* TASK TO COMPLETE: It is required that the lines from the top of the listing through the line with "plt.rcParams['font.family'] = ['Liberation" be reproduced exactly, excluding pictures.

----- MATERIAL FOR THIS EXERCISE

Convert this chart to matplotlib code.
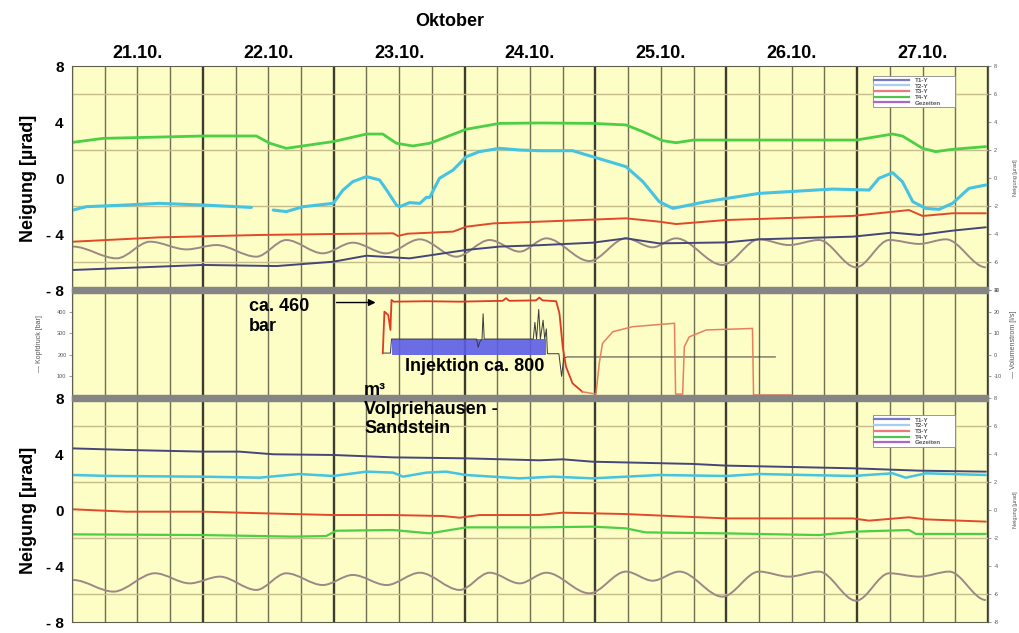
import numpy as np
import matplotlib.pyplot as plt
from matplotlib.path import Path
from matplotlib.patches import PathPatch, Rectangle
from matplotlib.lines import Line2D

plt.rcParams['font.family'] = ['Liberation Sans', 'DejaVu Sans']

# time axis in hours from 21.10. 00:00
days = ['21.10.', '22.10.', '23.10.', '24.10.', '25.10.', '26.10.', '27.10.']

# --- upper tiltmeter (Neigung, µrad) ---
up_t4_t = [0.2, 5.7, 24.0, 33.8, 36.3, 39.3, 47.9, 54.0, 57.0, 59.5, 62.5, 65.6, 72.3, 78.4, 85.7,
           95.5, 101.6, 104.7, 108.3, 110.8, 114.0, 143.8, 150.5, 152.3, 156.0, 158.4, 161.5, 167.6]
up_t4_v = [2.55, 2.83, 3.0, 3.0, 2.48, 2.12, 2.6, 3.14, 3.14, 2.48, 2.29, 2.48, 3.48, 3.9, 3.93,
           3.9, 3.79, 3.31, 2.67, 2.52, 2.71, 2.71, 3.14, 3.0, 2.12, 1.88, 2.05, 2.24]

up_t2a_t = [0.2, 2.6, 9.9, 16.0, 24.0, 32.9]
up_t2a_v = [-2.29, -2.05, -1.93, -1.81, -1.93, -2.1]
up_t2b_t = [36.9, 39.3, 42.4, 47.9, 49.7, 51.5, 54.0, 56.4, 57.7, 59.5, 60.1, 61.9, 63.8, 65.0, 65.6,
            67.4, 69.9, 72.3, 74.7, 78.4, 82.1, 85.7, 91.8, 95.5, 101.6, 104.7, 107.7, 110.2, 116.3,
            126.0, 139.5, 146.2, 148.0, 150.5, 152.3, 154.2, 156.6, 159.0, 161.5, 164.5, 167.6]
up_t2b_v = [-2.29, -2.4, -2.05, -1.81, -0.86, -0.26, 0.1, -0.14, -0.86, -1.93, -2.05, -1.76, -1.81, -1.38, -1.38,
            -0.02, 0.57, 1.52, 1.88, 2.12, 2.0, 1.95, 1.95, 1.52, 0.81, -0.26, -1.69, -2.17, -1.69,
            -1.1, -0.79, -0.86, -0.02, 0.38, -0.26, -1.69, -2.17, -2.24, -1.81, -0.74, -0.5]

up_t3_t = [0.2, 16.0, 34.4, 47.9, 58.9, 59.8, 61.5, 69.9, 72.3, 77.3, 85.7, 101.6, 107.7, 110.8,
           120.0, 143.2, 153.5, 156.0, 161.5, 167.6]
up_t3_v = [-4.55, -4.24, -4.07, -4.0, -3.95, -4.14, -3.98, -3.83, -3.48, -3.24, -3.12, -2.88, -3.12, -3.29,
           -3.0, -2.71, -2.29, -2.71, -2.52, -2.52]

up_t1_t = [0.2, 24.0, 37.5, 47.9, 54.0, 61.9, 72.3, 78.4, 85.7, 95.5, 101.6, 107.7, 120.0, 126.0,
           143.2, 150.5, 155.4, 161.5, 167.6]
up_t1_v = [-6.57, -6.21, -6.29, -5.98, -5.55, -5.74, -5.14, -4.9, -4.8, -4.62, -4.31, -4.67, -4.6, -4.38,
           -4.19, -3.9, -4.07, -3.76, -3.52]

# tide extremes (Gezeiten)
up_tide_t = [0.2, 8.2, 14.3, 21.0, 26.5, 33.8, 39.3, 46.0, 51.5, 57.6, 63.8, 70.5, 76.6, 82.1,
             87.0, 94.9, 101.6, 106.5, 110.8, 119.3, 126.0, 131.5, 137.0, 143.8, 149.9, 155.4, 160.3, 167.6]
up_tide_v = [-4.9, -5.74, -4.55, -5.1, -4.79, -5.62, -4.43, -5.38, -4.62, -5.38, -4.38, -5.62, -4.43, -5.26,
             -4.31, -5.93, -4.31, -4.95, -4.31, -6.21, -4.38, -4.79, -4.43, -6.38, -4.43, -4.71, -4.38, -6.38]

# --- injection well: wellhead pressure [bar] ---
press_inj_t = [57.0, 57.3, 58.0, 58.4, 58.6, 59.0, 65.0, 71.1, 79.0, 79.6, 80.2, 85.1, 85.7, 86.3, 88.8,
               89.4, 90.0, 90.6, 91.8, 93.6]
press_inj_v = [207, 400, 384, 315, 454, 446, 448, 446, 450, 462, 450, 452, 465, 452, 448,
               392, 237, 145, 68, 29]
press_after_t = [93.6, 96.1, 96.7, 97.3, 99.2, 102.8, 110.5, 110.7, 112.0, 112.3,
                 113.2, 116.3, 124.8, 125.0, 132.0]
press_after_v = [29, 18, 160, 253, 307, 330, 346, 18, 18, 237,
                 283, 315, 322, 14, 14]

# flow rate [l/s]
flow_t = [57.0, 58.4, 58.6, 74.2, 74.5, 74.8, 75.2, 75.4, 75.6, 84.6, 84.9, 85.2, 85.6, 85.9, 86.4,
          86.7, 87.0, 87.2, 89.3, 89.8, 90.2, 90.8, 129.0]
flow_v = [0.8, 0.8, 7.3, 7.3, 3.5, 6.0, 7.3, 19.0, 7.3, 7.3, 15.0, 7.3, 21.0, 7.3, 16.0,
          7.3, 12.0, 0.5, 0.5, -10.0, -1.5, -1.0, -1.0]

inj_t = [58.6, 87.0]
inj_v = [7.3, 7.3]

# --- lower tiltmeter ---
lo_t1_t = [0.2, 9.9, 24.0, 30.7, 36.9, 47.9, 58.9, 72.3, 85.7, 90.0, 95.5, 113.8, 120.0, 143.2, 155.4, 167.6]
lo_t1_v = [4.4, 4.29, 4.17, 4.17, 3.98, 3.93, 3.76, 3.69, 3.55, 3.62, 3.45, 3.29, 3.17, 2.98, 2.81, 2.74]

lo_t2_t = [0.2, 6.9, 24.0, 34.4, 41.7, 47.9, 54.0, 58.9, 60.7, 65.0, 68.6, 72.3, 82.1, 88.2, 95.5,
           107.7, 120.0, 126.0, 143.2, 150.5, 152.9, 156.6, 167.6]
lo_t2_v = [2.5, 2.43, 2.38, 2.31, 2.57, 2.43, 2.74, 2.67, 2.38, 2.67, 2.74, 2.5, 2.26, 2.38, 2.26,
           2.5, 2.43, 2.57, 2.43, 2.62, 2.31, 2.62, 2.5]

lo_t3_t = [0.2, 9.9, 24.0, 35.6, 47.9, 58.9, 68.0, 71.1, 74.7, 85.7, 90.0, 101.6, 112.6, 120.0, 143.2,
           146.2, 153.5, 156.6, 167.6]
lo_t3_v = [0.05, -0.12, -0.12, -0.24, -0.36, -0.36, -0.43, -0.55, -0.36, -0.36, -0.19, -0.29, -0.48, -0.6, -0.6,
           -0.76, -0.52, -0.67, -0.83]

lo_t4_t = [0.2, 24.0, 40.5, 46.6, 48.5, 58.9, 65.6, 72.3, 85.7, 95.5, 101.6, 105.2, 120.0, 137.0,
           143.2, 153.5, 154.8, 167.6]
lo_t4_v = [-1.74, -1.79, -1.9, -1.86, -1.48, -1.43, -1.67, -1.24, -1.24, -1.19, -1.31, -1.6, -1.67, -1.79,
           -1.55, -1.43, -1.71, -1.71]

lo_tide_t = [0.2, 7.6, 15.2, 21.6, 27.1, 33.8, 39.3, 46.0, 51.5, 57.7, 63.8, 71.1, 76.6, 82.1,
             87.0, 94.9, 101.6, 106.5, 111.4, 119.3, 126.0, 131.5, 137.0, 143.8, 149.9, 155.4, 160.9, 167.6]
lo_tide_v = [-5.0, -5.83, -4.52, -5.24, -4.76, -5.71, -4.52, -5.36, -4.64, -5.36, -4.48, -5.71, -4.48, -5.24,
             -4.48, -5.95, -4.4, -5.05, -4.4, -6.19, -4.4, -4.76, -4.4, -6.48, -4.52, -4.76, -4.4, -6.43]

tilt_ticks = [8, 4, 0, -4, -8]
tilt_labels = ['8', '4', '0', '- 4', '- 8']
series_names = ['T1-Y', 'T2-Y', 'T3-Y', 'T4-Y', 'Gezeiten']

BG = '#fdfdc6'
C_T1, C_T2, C_T3, C_T4, C_TIDE = '#45457a', '#45c3e0', '#e2482a', '#4ccf45', '#9c8884'
LEG_COLORS = ['#7878c4', '#a8cdf0', '#f07878', '#52c452', '#a868c8']
BIG = 13


def tide_path(t, v):
    # smooth curve through the tidal turning points (horizontal tangents at each extreme)
    verts = [(t[0], v[0])]
    codes = [Path.MOVETO]
    for i in range(1, len(t)):
        d = (t[i] - t[i - 1]) / 3.0
        verts += [(t[i - 1] + d, v[i - 1]), (t[i] - d, v[i]), (t[i], v[i])]
        codes += [Path.CURVE4] * 3
    return Path(verts, codes)


def style_axes(ax, ymin, ymax, ystep):
    ax.set_facecolor(BG)
    ax.set_xlim(0, 168)
    ax.set_ylim(ymin, ymax)
    ax.set_xticks(np.arange(0, 169, 24))
    ax.set_xticks(np.arange(0, 169, 6), minor=True)
    ax.set_yticks(np.arange(ymin, ymax + 0.01, ystep), minor=True)
    ax.xaxis.grid(True, which='minor', color='#6f6f52', lw=1.0)
    ax.xaxis.grid(True, which='major', color='#3c3c2c', lw=1.7)
    ax.yaxis.grid(True, which='minor', color='#c6bd8c', lw=1.0)
    ax.set_axisbelow(True)
    ax.tick_params(which='both', length=0, labelbottom=False)
    for s in ax.spines.values():
        s.set_color('#606050')
        s.set_linewidth(0.8)


def tilt_panel(ax, data):
    style_axes(ax, -8, 8, 2)
    ax.set_yticks(tilt_ticks)
    ax.set_yticklabels(tilt_labels, fontsize=11, fontweight='bold')
    ax.tick_params(axis='y', pad=6)
    ax.set_ylabel('Neigung [µrad]', fontsize=BIG, fontweight='bold', labelpad=6)
    for t, v, c, lw in data['lines']:
        ax.plot(t, v, color=c, lw=lw, solid_capstyle='round')
    ax.add_patch(PathPatch(tide_path(*data['tide']), fill=False, edgecolor=C_TIDE, lw=1.4))
    sec = ax.secondary_yaxis('right')
    sec.set_yticks(np.arange(-8, 9, 2))
    sec.set_yticklabels([str(v) for v in np.arange(-8, 9, 2)], fontsize=4, color='#555555')
    sec.tick_params(length=2, width=0.5, color='#777777', pad=2)
    sec.set_ylabel('Neigung [µrad]', fontsize=4, color='#555555', labelpad=10)
    handles = [Line2D([], [], color=c, lw=1.6) for c in LEG_COLORS]
    leg = ax.legend(handles, series_names, loc='lower left', bbox_to_anchor=data['leg_box'],
                    mode='expand', borderaxespad=0, handlelength=5.5, labelspacing=0.05,
                    handletextpad=1.0, borderpad=0.3, fancybox=False, framealpha=1,
                    prop={'size': 4.5, 'weight': 'bold'})
    leg.get_frame().set_edgecolor('#888888')
    leg.get_frame().set_linewidth(0.6)
    for txt in leg.get_texts():
        txt.set_color('#555555')


fig = plt.figure(figsize=(10.2, 6.33), dpi=100)
L, W = 72 / 1020, 916 / 1020
ax_top = fig.add_axes([L, 1 - 290 / 633, W, 224 / 633])
ax_mid = fig.add_axes([L, 1 - 398 / 633, W, 108 / 633])
ax_bot = fig.add_axes([L, 1 - 622 / 633, W, 224 / 633])

tilt_panel(ax_top, {
    'lines': [(up_t1_t, up_t1_v, C_T1, 1.4), (up_t3_t, up_t3_v, C_T3, 1.4),
              (up_t4_t, up_t4_v, C_T4, 2.0), (up_t2a_t, up_t2a_v, C_T2, 2.2),
              (up_t2b_t, up_t2b_v, C_T2, 2.2)],
    'tide': (up_tide_t, up_tide_v),
    'leg_box': (0.874, 0.815, 0.09, 0.145),
})
tilt_panel(ax_bot, {
    'lines': [(lo_t1_t, lo_t1_v, C_T1, 1.4), (lo_t2_t, lo_t2_v, C_T2, 1.8),
              (lo_t3_t, lo_t3_v, C_T3, 1.4), (lo_t4_t, lo_t4_v, C_T4, 1.6)],
    'tide': (lo_tide_t, lo_tide_v),
    'leg_box': (0.874, 0.78, 0.09, 0.145),
})

# day labels and month above the top panel
for i, d in enumerate(days):
    ax_top.text(i * 24 + 12, 8.25, d, ha='center', va='bottom', fontsize=BIG, fontweight='bold')
ax_top.text(69.3, 10.6, 'Oktober', ha='center', va='bottom', fontsize=BIG, fontweight='bold')

# middle panel: wellhead pressure (left) and flow rate (right)
style_axes(ax_mid, 0, 500, 100)
ax_mid.set_yticks([100, 200, 300, 400])
ax_mid.set_yticklabels(['100', '200', '300', '400'], fontsize=4, color='#555555')
ax_mid.tick_params(axis='y', length=2, width=0.5, color='#777777', pad=2)
ax_mid.set_ylabel('— Kopfdruck [bar]', fontsize=5, color='#555555', labelpad=10)
ax_mid.set_zorder(0)

ax_flow = ax_mid.twinx()
ax_flow.set_zorder(1)
ax_flow.patch.set_visible(False)
ax_flow.set_ylim(-20, 30)
ax_flow.set_yticks([-10, 0, 10, 20, 30])
ax_flow.set_yticklabels(['-10', '0', '10', '20', '30'], fontsize=4, color='#555555')
ax_flow.tick_params(length=2, width=0.5, color='#777777', pad=2)
ax_flow.set_ylabel('— Volumenstrom [l/s]', fontsize=5, color='#555555', labelpad=6)
for s in ax_flow.spines.values():
    s.set_visible(False)
ax_flow.fill_between(inj_t, 0, inj_v, color='#5c5ce8', alpha=0.9, lw=0)
ax_flow.plot(flow_t, flow_v, color='#3a3a3a', lw=0.7)

# pressure on top of the flow fill, mapped onto the left (bar) scale
ax_press = ax_mid.twinx()
ax_press.set_zorder(2)
ax_press.patch.set_visible(False)
ax_press.set_ylim(ax_mid.get_ylim())
ax_press.axis('off')
ax_press.plot(press_inj_t, press_inj_v, color='#e03a22', lw=1.3)
ax_press.plot(press_after_t, press_after_v, color='#e8805e', lw=1.1)

# thick separators between panels
for y in (290, 398):
    fig.patches.append(Rectangle((L, 1 - (y + 3) / 633), W, 6 / 633, transform=fig.transFigure,
                                 color='#858585', zorder=2.5))

# annotations
fig.text(32.5, 463, 'ca. 460\nbar', transform=ax_mid.transData, fontsize=BIG, fontweight='bold',
         va='top', ha='left', linespacing=1.25, zorder=4)
ax_mid.annotate('', xy=(56.2, 442), xytext=(48.0, 442),
                arrowprops=dict(arrowstyle='-|>', color='black', lw=1.0, mutation_scale=10),
                annotation_clip=False)
fig.text(61.0, 148, 'Injektion ca. 800', transform=ax_mid.transData, fontsize=BIG, fontweight='bold',
         va='center', ha='left', zorder=4)
fig.text(53.6, 75, 'm³\nVolpriehausen -\nSandstein', transform=ax_mid.transData, fontsize=BIG,
         fontweight='bold', va='top', ha='left', linespacing=1.15, zorder=4)

fig.savefig('out.png', dpi=100, facecolor='white')
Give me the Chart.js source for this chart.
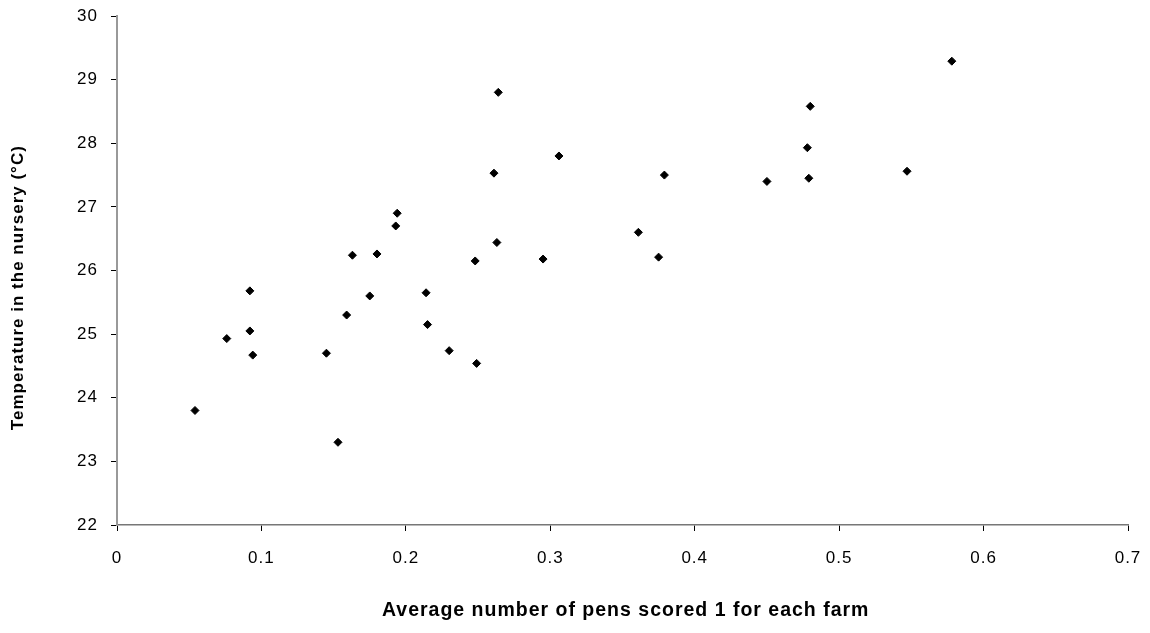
<!DOCTYPE html>
<html><head><meta charset="utf-8">
<script src="https://cdn.jsdelivr.net/npm/chart.js@4.4.1/dist/chart.umd.min.js"></script>
<style>html,body{margin:0;padding:0;background:#fff}#wrap{width:1150px;height:633px;position:relative}</style>
</head><body><div id="wrap"><canvas id="c"></canvas></div>
<script>
const xValues = [0.054,0.076,0.092,0.092,0.094,0.145,0.153,0.159,0.163,0.175,0.180,0.193,0.194,0.214,0.215,0.230,0.249,0.248,0.261,0.263,0.264,0.295,0.306,0.361,0.375,0.379,0.450,0.478,0.479,0.480,0.547,0.578];
const yValues = [23.80,24.93,25.68,25.05,24.67,24.70,23.30,25.30,26.24,25.60,26.26,26.70,26.90,25.65,25.15,24.74,24.54,26.15,27.53,26.44,28.80,26.18,27.80,26.60,26.21,27.50,27.40,27.93,27.45,28.58,27.56,29.29];
const xTickLabels = ['0','0.1','0.2','0.3','0.4','0.5','0.6','0.7'];
const yTickLabels = ['22','23','24','25','26','27','28','29','30'];
const xTitle = 'Average number of pens scored 1 for each farm';
const yTitle = 'Temperature in the nursery (°C)';

const points = xValues.map((x, i) => ({x: x, y: yValues[i]}));

const spacingPlugin = {
  id: 'spacing',
  beforeDraw(chart) { chart.ctx.letterSpacing = '1px'; }
};

new Chart(document.getElementById('c'), {
  type: 'scatter',
  data: { datasets: [{
    data: points,
    pointStyle: 'rectRot',
    pointRadius: 4,
    pointHoverRadius: 4,
    backgroundColor: '#000',
    borderColor: '#000',
    borderWidth: 1
  }]},
  options: {
    responsive: true,
    maintainAspectRatio: false,
    animation: false,
    events: [],
    layout: { autoPadding: false, padding: { top: 16, right: 22, bottom: 0, left: 0 } },
    plugins: { legend: { display: false }, tooltip: { enabled: false } },
    scales: {
      x: {
        type: 'linear', min: 0, max: 0.7,
        afterBuildTicks(s) { s.ticks = xTickLabels.map(v => ({value: parseFloat(v)})); },
        afterFit(s) { s.height = 108; s.paddingLeft = 0; s.paddingRight = 0; },
        ticks: { padding: 17, color: '#000', font: { family: 'Liberation Sans', size: 17 },
          callback: (v, i) => xTickLabels[i] },
        grid: { drawOnChartArea: false, tickLength: 6, tickColor: '#000', tickWidth: 1 },
        border: { color: '#777', width: 1.5 },
        title: { display: true, text: '\u00a0' + xTitle, color: '#000',
          font: { family: 'Liberation Sans', size: 19.5, weight: 'bold' },
          padding: { top: 0, bottom: 11 } }
      },
      y: {
        type: 'linear', min: 22, max: 30,
        afterBuildTicks(s) { s.ticks = yTickLabels.map(v => ({value: parseFloat(v)})); },
        afterFit(s) { s.width = 117; s.paddingTop = 0; s.paddingBottom = 0; },
        ticks: { padding: 13, color: '#000', font: { family: 'Liberation Sans', size: 17 },
          callback: (v, i) => yTickLabels[i] },
        grid: { drawOnChartArea: false, tickLength: 6, tickColor: '#000', tickWidth: 1 },
        border: { color: '#999', width: 2 },
        title: { display: true, text: yTitle + '\u00a0\u00a0\u00a0\u00a0\u00a0\u00a0', color: '#000',
          font: { family: 'Liberation Sans', size: 17, weight: 'bold' },
          padding: { top: 8.4, bottom: 0 } }
      }
    }
  },
  plugins: [spacingPlugin]
});
</script>
</body></html>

----------

* TASK SOLUTION:
Convert this chart to matplotlib code.
import numpy as np
import matplotlib.pyplot as plt
from matplotlib.path import Path
from matplotlib.patches import PathPatch, Rectangle
from matplotlib.lines import Line2D

plt.rcParams['font.family'] = ['Liberation Sans', 'DejaVu Sans']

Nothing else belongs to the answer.